BRONX, NY — All that talk about how the New York Yankees needed just one swing to turn things around might not be so far-fetched after all — and Anthony Volpe can be thanked for that.
The young Yankees shortstop had his first big Yankees moment, the kind of moment that almost seemed commonplace for his favorite player on his favorite team, Derek Jeter.
Staring elimination in the face within a 3-0 World Series deficit in Game 4 on Tuesday night at Yankee Stadium, Volpe finally resuscitated the team that had become dormant against the Los Angeles Dodgers.
Trailing 2-1 in the third inning with the bases loaded, the 23-year-old lined a first-pitch slider from reliever Daniel Hudson over the left-field fence to give the Yankees their first lead since Game 1 and open the floodgates for a misfiring offense that had scored seven runs in its first three games.
“I pretty much blacked out as soon as I saw it go over the fence,” Volpe said.
Behind that grand slam, the Yankees scored 11 in Game 4 to keep the lights on in the Bronx for one more day — and with it, provide that collective sigh of relief from both inside the clubhouse and out.
“I feel like it really just takes one big swing, and I feel like that was Volpe’s big swing there,” catcher Austin Wells, who hit a solo home run in the sixth inning of the 11-4 Yankees win, said. “It allowed everyone to just take a deep breath and have fun.

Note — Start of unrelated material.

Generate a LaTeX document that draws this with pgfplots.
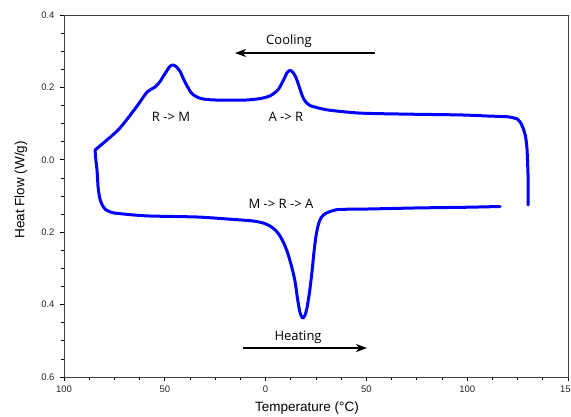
\documentclass[border=0pt]{standalone}
\usepackage{fontspec}
\setmainfont{Liberation Sans}
\newfontfamily\annfont{Open Sans}
\usepackage{pgfplots}
\pgfplotsset{compat=1.18}
\usetikzlibrary{arrows.meta}
\begin{document}
\begin{tikzpicture}
\begin{axis}[
  scale only axis,
  width=504pt, height=362pt,
  xmin=-100, xmax=150, ymin=-0.6, ymax=0.4,
  xtick={-100,-50,0,50,100,150},
  xticklabels={100,50,0,50,100,150},
  ytick={-0.6,-0.4,-0.2,0,0.2,0.4},
  yticklabels={0.6,0.4,0.2,0.0,0.2,0.4},
  minor x tick num=3, minor y tick num=3,
  tick align=outside, tick pos=left,
  major tick length=4pt, minor tick length=3pt,
  every tick/.style={black, line width=0.7pt},
  axis line style={black!75, line width=0.9pt},
  tick label style={font=\fontsize{9.5}{11}\selectfont, text=black!85},
  xticklabel style={yshift=-1pt},
  yticklabel style={xshift=-2pt},
  /pgf/number format/assume math mode=true,
  xlabel={Temperature (°C)},
  ylabel={Heat Flow (W/g)},
  label style={font=\fontsize{13.5}{15}\selectfont},
  x label style={at={(axis description cs:0.482,-0.0856)}, anchor=center},
  y label style={at={(axis description cs:-0.0853,0.517)}, anchor=center, rotate=0},
  clip=false,
]
\coordinate (SW) at (rel axis cs:0,0);
\coordinate (NE) at (rel axis cs:1,1);
% cooling curve
\addplot[blue, line width=3pt, smooth, tension=0.4, line join=round, line cap=round] coordinates {
(130.2,-0.125) (130.2,-0.09) (130.2,-0.048) (129.9,0.0) (129.6,0.035)
(128.9,0.065) (127.7,0.088) (126.3,0.104) (124.7,0.113) (122,0.117)
(119.7,0.119) (110,0.121) (96.4,0.124) (71.6,0.126) (46.8,0.129)
(30.5,0.138) (22.0,0.150) (19.5,0.163) (18.1,0.178) (16.5,0.205)
(15.0,0.228) (13.5,0.242) (12.1,0.247) (10.6,0.240) (8.6,0.217)
(6.5,0.196) (4.7,0.186) (2.0,0.176) (-2.8,0.169) (-10.2,0.165)
(-23.6,0.165) (-30.0,0.167) (-33.5,0.172) (-36.0,0.180) (-37.5,0.190)
(-40.0,0.215) (-42.5,0.245) (-44.5,0.258) (-46.0,0.262) (-47.5,0.258)
(-49.9,0.238) (-52.5,0.215) (-54.9,0.201) (-58.8,0.187) (-63.3,0.152)
(-68.3,0.115) (-73.2,0.082) (-79.7,0.050) (-84.6,0.027)
};
% heating curve
\addplot[blue, line width=3pt, smooth, tension=0.4, line join=round, line cap=round] coordinates {
(-84.6,0.027) (-84.2,0.0) (-83.6,-0.030) (-83.1,-0.075) (-82.3,-0.105)
(-81.2,-0.123) (-79.5,-0.137) (-77,-0.144) (-73.7,-0.148) (-58.8,-0.155)
(-34.0,-0.158) (-17.7,-0.164) (-6.2,-0.169) (-1,-0.175) (2.2,-0.183)
(5,-0.195) (7.1,-0.210) (9.2,-0.232) (11.1,-0.260) (13,-0.297)
(14.6,-0.336) (16,-0.390) (17.1,-0.423) (18.3,-0.437) (19.4,-0.431)
(20.5,-0.410) (21.8,-0.365) (23.0,-0.310) (24.0,-0.255) (25.0,-0.210)
(26.2,-0.178) (27.5,-0.160) (29.5,-0.149) (33,-0.141) (36.9,-0.137)
(50,-0.136) (75,-0.133) (100,-0.131) (116.3,-0.129)
};
\draw[black, line width=1.1pt, -{Stealth[length=11pt,width=8pt,inset=3pt]}] (axis cs:54.3,0.295) -- (axis cs:-15.2,0.295);
\draw[black, line width=1.1pt, -{Stealth[length=11pt,width=8pt,inset=3pt]}] (axis cs:-11.2,-0.52) -- (axis cs:50.3,-0.52);
\node[font=\annfont\fontsize{13}{15}\selectfont] at (axis cs:11.6,0.328) {Cooling};
\node[font=\annfont\fontsize{13}{15}\selectfont] at (axis cs:16.1,-0.49) {Heating};
\node[font=\annfont\fontsize{13}{15}\selectfont] at (axis cs:-46.9,0.118) {R -> M};
\node[font=\annfont\fontsize{13}{15}\selectfont] at (axis cs:10.1,0.118) {A -> R};
\node[font=\annfont\fontsize{13}{15}\selectfont] at (axis cs:7.6,-0.122) {M -> R -> A};
\end{axis}
\pgfresetboundingbox
\path[use as bounding box] ([shift={(-64pt,-39pt)}]SW) rectangle ([shift={(3pt,15pt)}]NE);
\end{tikzpicture}
\end{document}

I think also the situation we were in, I think that we just kind of needed to say screw it and go after it and have fun because some guys may never come back to the World Series again. We were enjoying the game, and I think that allowed us to play a lot looser.”
The Yankee Stadium crowd, which had been muzzled for the majority of the previous 24 hours after a 4-2 loss in Game 3 on Monday, was finally able to let loose.
“When Anthony hits that ball, it was fun to see Yankee Stadium erupt,” Yankees manager Aaron Boone said. “It’s like they’ve been waiting for 48 hours to do that. Then just the way the game went on and on, it was just the energy, the noise, the excitement. It was a Yankee Stadium World Series game.”
Volpe went 2-for-3 in Game 4, adding a double to his grand slam to help extend the season of his boyhood team. Now a well-documented factoid, he was at Yankees’ championship parade 15 years ago.
A miracle will be needed to end that drought — no team has come back from a 3-0 deficit at the World Series — but a lifelong fan from New Jersey getting to hit a grand slam at the Fall Classic will be near the top of his career accomplishments when everything is said and done.
For now, though, he and the Yankees are just trying to chip away.
“Hopefully, when we win the World Series and I’m with family, we can all reflect on everything,” Volpe said.
He did take a moment to reflect on having a big night for the team he has loved since childhood and then spending some time with Jeter, who is working the Series as an analyst and spoke with him afterward.
“It was my dream, but it was all my friends’ dreams, all my cousins’ dreams, probably my sister’s dream, too,” Volpe joked. “But winning the World Series was first and foremost by far. Nothing else compares. So still got a lot of work to do.”